* Start RAW DATA *
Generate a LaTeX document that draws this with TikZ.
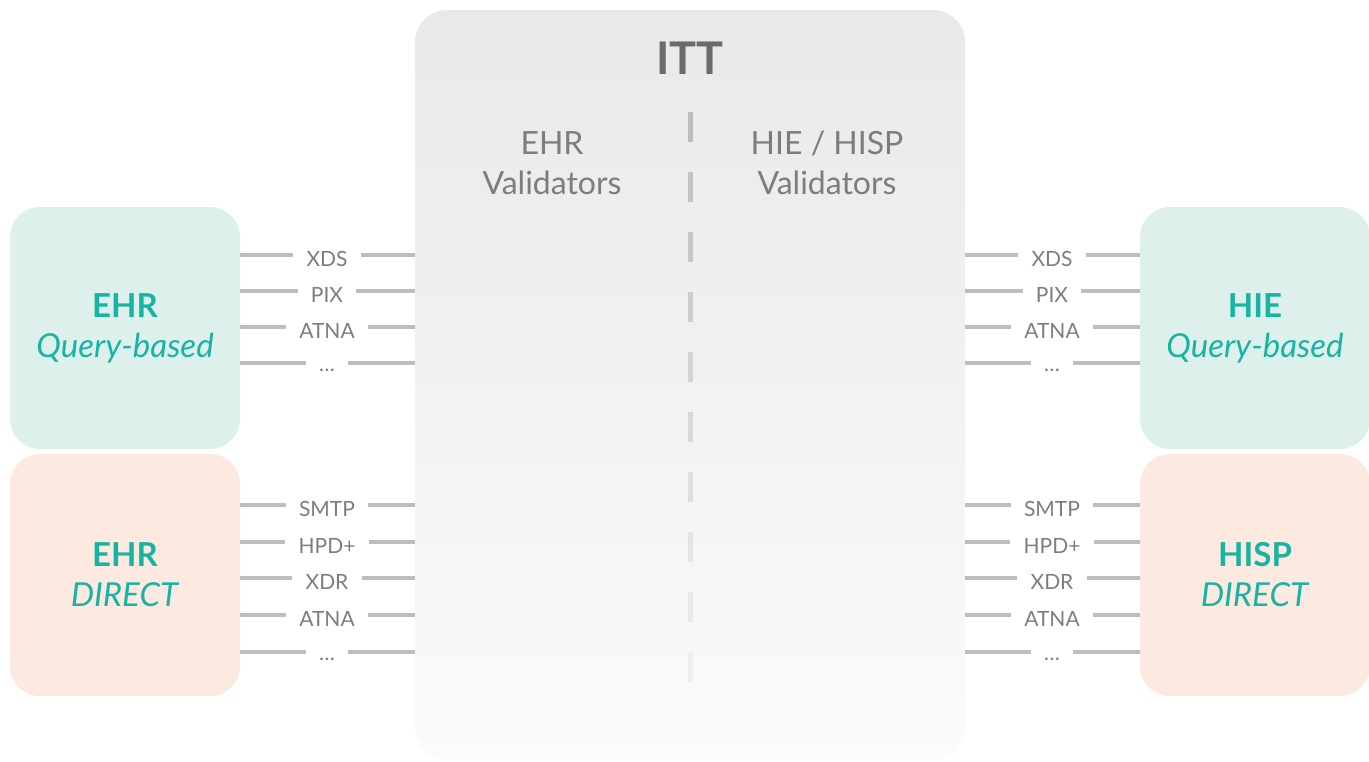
\documentclass[tikz,border=0pt]{standalone}
\usepackage{fontspec}
\setmainfont{Lato}
\definecolor{tealtext}{HTML}{17B3A3}
\definecolor{tealfill}{HTML}{DDF0EC}
\definecolor{peachfill}{HTML}{FCE9E0}
\definecolor{itttop}{HTML}{EAE8E9}
\definecolor{ittbottom}{HTML}{FBFBFB}
\definecolor{labelgray}{HTML}{7D7D7D}
\definecolor{titlegray}{HTML}{6B6B6B}
\definecolor{wiregray}{HTML}{BDBDBD}
\definecolor{dashgray}{HTML}{BCBCBC}
\tikzset{
  ittbox/.style={rounded corners=32pt, top color=itttop, bottom color=ittbottom,
    minimum width=550pt, minimum height=750pt, inner sep=0pt},
  sysbox/.style={rounded corners=30pt, minimum width=230pt, minimum height=242pt,
    inner sep=0pt, text=tealtext, align=center, font=\fontsize{33}{40}\selectfont},
  querybox/.style={sysbox, fill=tealfill},
  directbox/.style={sysbox, fill=peachfill},
  proto/.style={text=labelgray, font=\fontsize{21}{24}\selectfont, inner xsep=13pt,
    inner ysep=0pt, text height=15pt, text depth=0pt},
  wire/.style={draw=wiregray, line width=4pt},
  heading/.style={text=labelgray, align=center, font=\fontsize{32}{40}\selectfont},
}
\begin{document}
\begin{tikzpicture}[x=1pt,y=-1pt]
\useasboundingbox (0,0) rectangle (1369,761);

% central testing tool
\node[ittbox] (itt) at (690,385) {};
\node[text=titlegray, font=\fontsize{45}{50}\selectfont\bfseries] (title) at (690,58) {ITT};
\node[heading] (ehrval) at (552,163) {EHR\\Validators};
\node[heading] (hieval) at (827,163) {HIE / HISP\\Validators};

% fading divider
\foreach \i in {0,...,9} {
  \pgfmathtruncatemacro{\p}{100-9*\i}
  \draw[line width=5pt, draw=dashgray!\p!ittbottom] (690,112+60*\i) -- (690,142+60*\i);
}

% systems under test
\node[querybox] (ehrq) at (125,328) {\textbf{EHR}\\\textit{Query-based}};
\node[directbox] (ehrd) at (125,575) {\textbf{EHR}\\\textit{DIRECT}};
\node[querybox] (hieq) at (1255,328) {\textbf{HIE}\\\textit{Query-based}};
\node[directbox] (hisp) at (1255,575) {\textbf{HISP}\\\textit{DIRECT}};

% query-based protocols
\foreach \y/\t/\n in {255/XDS/1, 291/PIX/2, 327/ATNA/3, 363/{\raisebox{3pt}{\dots}}/4} {
  \node[proto] (lq\n) at (327,\y+4) {\t};
  \draw[wire] (ehrq.east |- 0,\y) -- ([yshift=4pt]lq\n.west);
  \draw[wire] ([yshift=4pt]lq\n.east) -- (itt.west |- 0,\y);
  \node[proto] (rq\n) at (1052,\y+4) {\t};
  \draw[wire] (itt.east |- 0,\y) -- ([yshift=4pt]rq\n.west);
  \draw[wire] ([yshift=4pt]rq\n.east) -- (hieq.west |- 0,\y);
}

% direct protocols
\foreach \y/\t/\n in {505/SMTP/1, 542/HPD+/2, 578/XDR/3, 615/ATNA/4, 652/{\raisebox{3pt}{\dots}}/5} {
  \node[proto] (ld\n) at (327,\y+4) {\t};
  \draw[wire] (ehrd.east |- 0,\y) -- ([yshift=4pt]ld\n.west);
  \draw[wire] ([yshift=4pt]ld\n.east) -- (itt.west |- 0,\y);
  \node[proto] (rd\n) at (1052,\y+4) {\t};
  \draw[wire] (itt.east |- 0,\y) -- ([yshift=4pt]rd\n.west);
  \draw[wire] ([yshift=4pt]rd\n.east) -- (hisp.west |- 0,\y);
}
\end{tikzpicture}
\end{document}
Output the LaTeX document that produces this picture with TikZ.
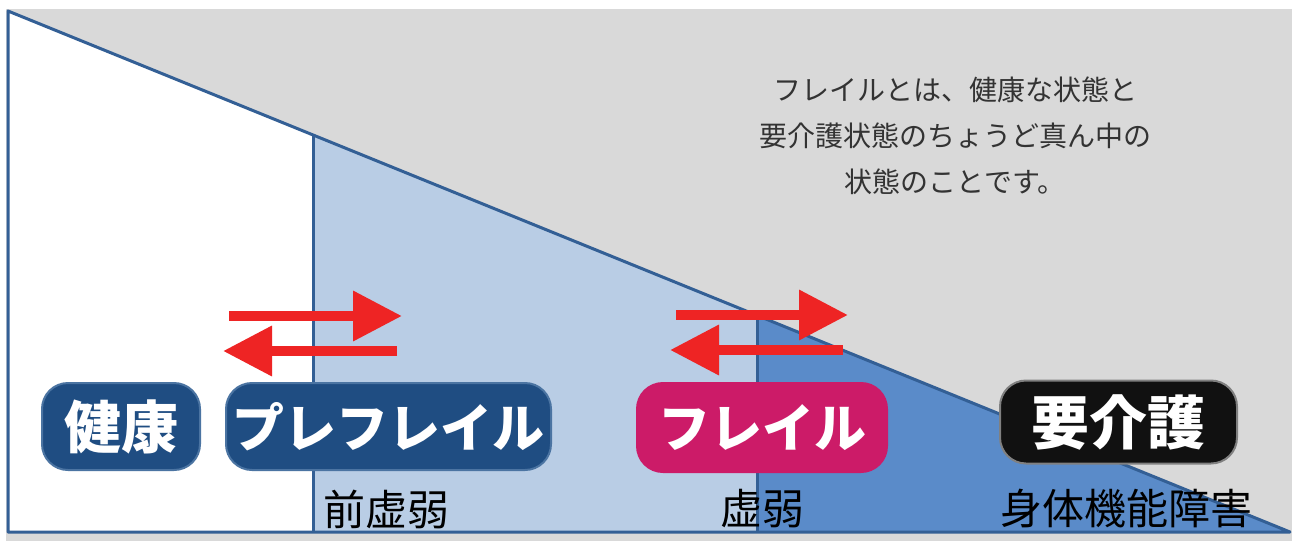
\documentclass[tikz,border=0pt]{standalone}
\usepackage{fontspec}
\usetikzlibrary{arrows.meta}
\newfontfamily\jp{Noto Sans CJK JP}
\definecolor{bggray}{HTML}{D9D9D9}
\definecolor{lightblue}{HTML}{B9CDE5}
\definecolor{midblue}{HTML}{5A8BC9}
\definecolor{edgeblue}{HTML}{335F95}
\definecolor{arrowred}{HTML}{EE2424}
\definecolor{navy}{HTML}{1F4D82}
\definecolor{navyedge}{HTML}{4B74A2}
\definecolor{magenta}{HTML}{CC1B68}
\definecolor{pillblack}{HTML}{111111}
\definecolor{txtgray}{HTML}{333333}
\tikzset{
  pill/.style={rounded corners=26pt, inner sep=0pt, text=white, line width=2pt,
    font=\jp\bfseries\fontsize{52}{52}\selectfont},
  arr/.style={draw=arrowred, line width=10pt, -{Triangle[length=49pt,width=48pt]}},
  sublabel/.style={anchor=west, inner sep=0pt, text=black, font=\jp\fontsize{42}{42}\selectfont},
  outline/.style={draw=edgeblue, line width=3pt, line join=round}
}
\begin{document}
\begin{tikzpicture}[x=1pt,y=-1pt]
\useasboundingbox (0,0) rectangle (1292,541);
\fill[white] (0,0) rectangle (1292,541);
\fill[bggray] (6,9) rectangle (1292,541);
% corner points
\coordinate (TL) at (8,11);
\coordinate (BL) at (8,532);
\coordinate (BR) at (1290,532);
\coordinate (P1) at (313,135);
\coordinate (P1b) at (313,532);
\coordinate (P2) at (757,315);
\coordinate (P2b) at (757,532);
% regions
\fill[white] (TL) -- (P1) -- (P1b) -- (BL) -- cycle;
\fill[lightblue] (P1) -- (P2) -- (P2b) -- (P1b) -- cycle;
\fill[midblue] (P2) -- (BR) -- (P2b) -- cycle;
% outlines
\draw[outline] (TL) -- (BR) -- (BL) -- cycle;
\draw[outline] (P1) -- (P1b);
\draw[outline] (P2) -- (P2b);
% top text
\node[align=center, text=txtgray, font=\jp\fontsize{28}{46}\selectfont] (desc) at (955,136)
  {フレイルとは、健康な状態と\\要介護状態のちょうど真ん中の\\状態のことです。};
% arrows
\coordinate (a1s) at (229,316); \coordinate (a1e) at (402,316);
\coordinate (a2s) at (397,351); \coordinate (a2e) at (223,351);
\coordinate (a3s) at (676,315); \coordinate (a3e) at (848,315);
\coordinate (a4s) at (843,350); \coordinate (a4e) at (670,350);
\draw[arr] (a1s) -- (a1e);
\draw[arr] (a2s) -- (a2e);
\draw[arr] (a3s) -- (a3e);
\draw[arr] (a4s) -- (a4e);
% pills
\node[pill, fill=navy, draw=navyedge, minimum width=158pt, minimum height=87pt,
  font=\jp\bfseries\fontsize{57}{57}\selectfont] (kenko) at (121,426.5) {健康};
\node[pill, fill=navy, draw=navyedge, minimum width=325pt, minimum height=87pt] (pre) at (388.5,426.5) {プレフレイル};
\node[pill, fill=magenta, draw=magenta, minimum width=250pt, minimum height=89pt] (frail) at (762,427.5) {フレイル};
\node[pill, fill=pillblack, draw=gray, minimum width=237pt, minimum height=83pt,
  font=\jp\bfseries\fontsize{58}{58}\selectfont] (kaigo) at (1118.5,422) {要介護};
% sub labels
\node[sublabel] (l1) at (323,509) {前虚弱};
\node[sublabel] (l2) at (720,509) {虚弱};
\node[sublabel] (l3) at (1000,509) {身体機能障害};
\end{tikzpicture}
\end{document}
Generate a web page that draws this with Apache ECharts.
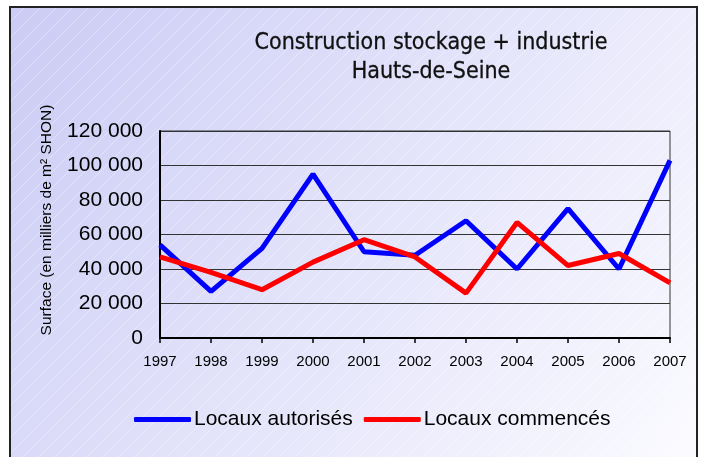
<!DOCTYPE html>
<html><head><meta charset="utf-8">
<script src="https://cdn.jsdelivr.net/npm/echarts@6/dist/echarts.min.js"></script>
<style>html,body{margin:0;padding:0;background:#fff}#c{width:704px;height:457px}</style>
</head><body><div id="c"></div>
<script>
var years = ['1997','1998','1999','2000','2001','2002','2003','2004','2005','2006','2007'];
var autorises = [54000, 27000, 52000, 95000, 50000, 48000, 68000, 40000, 75000, 40000, 103000];
var commences = [47000, 38000, 28000, 44000, 57000, 47000, 26000, 67000, 42000, 49000, 32000];
var yTicks = [0, 20000, 40000, 60000, 80000, 100000, 120000];

function hatch(){
  var cv = document.createElement('canvas');
  cv.width = 16; cv.height = 16;
  var g = cv.getContext('2d');
  g.strokeStyle = 'rgba(255,255,255,0.35)';
  g.lineWidth = 1;
  g.beginPath();
  g.moveTo(0,16); g.lineTo(16,0);
  g.moveTo(-8,8); g.lineTo(8,-8);
  g.moveTo(8,24); g.lineTo(24,8);
  g.stroke();
  return cv;
}
var chart = echarts.init(document.getElementById('c'), null, {renderer:'canvas'});
var fmt = function(v){ return String(v).replace(/\B(?=(\d{3})+(?!\d))/g, ' '); };
var sans = 'Liberation Sans, Arial, sans-serif';
chart.setOption({
  animation: false,
  graphic: [
    {type:'rect', z:-10, shape:{x:10,y:7,width:687,height:460},
     style:{fill:{type:'linear',x:0,y:0,x2:1,y2:1,colorStops:[{offset:0,color:'#cbcbf5'},{offset:0.55,color:'#e6e6fb'},{offset:1,color:'#fbfbff'}]}, stroke:'#222', lineWidth:2}},
    {type:'rect', z:-9, shape:{x:11,y:8,width:685,height:458},
     style:{fill:{image:hatch(), repeat:'repeat'}}},
    {type:'text', z:5, x:47, y:220, rotation: Math.PI/2,
     style:{text:'Surface (en milliers de m² SHON)', font:'15.5px Liberation Sans, Arial, sans-serif', fill:'#000', align:'center', verticalAlign:'middle'}}
  ],
  title: {
    text: 'Construction stockage + industrie\nHauts-de-Seine',
    left: 431, top: 29, textAlign: 'center', padding: 0,
    textStyle: {fontFamily:'DejaVu Sans Condensed, Liberation Sans Narrow, sans-serif', fontSize: 23, fontWeight: 'normal', color:'#111', lineHeight: 29, textBorderColor:'#111', textBorderWidth:0.3}
  },
  legend: {
    top: 409, left: 134, padding: 0,
    itemWidth: 57, itemHeight: 5, itemGap: 11,
    textStyle: {fontFamily: sans, fontSize: 21, color:'#000', padding:[0,0,0,-2]},
    data: [{name:'Locaux autorisés', icon:'roundRect'}, {name:'Locaux commencés', icon:'roundRect'}]
  },
  grid: {left:160, right:34, top:131, bottom:119, show:true, borderColor:'#333', borderWidth:1, backgroundColor:'transparent'},
  xAxis: {
    type:'category', data: years, boundaryGap:false,
    axisLine:{lineStyle:{color:'#000', width:2}},
    axisTick:{show:true, length:5, lineStyle:{color:'#000', width:1.5}},
    axisLabel:{fontFamily: sans, fontSize:15, color:'#000', margin:16}
  },
  yAxis: {
    type:'value', min:0, max:120000, interval:20000,
    axisLine:{show:true, lineStyle:{color:'#000', width:2}},
    axisTick:{show:false},
    splitLine:{lineStyle:{color:'#333', width:1}},
    axisLabel:{fontFamily: sans, fontSize:21, color:'#000', margin:17, formatter: fmt}
  },
  series: [
    {name:'Locaux autorisés', type:'line', data: autorises, symbol:'none', color:'#0000ff', lineStyle:{width:5, color:'#0000ff'}, z:3},
    {name:'Locaux commencés', type:'line', data: commences, symbol:'none', color:'#ff0000', lineStyle:{width:5, color:'#ff0000'}, z:4}
  ]
});
</script></body></html>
* End RAW DATA *
## EXERCISE:
Output nothing but the number of lines in the data containing the string "that".

## TASK RESPONSE:
3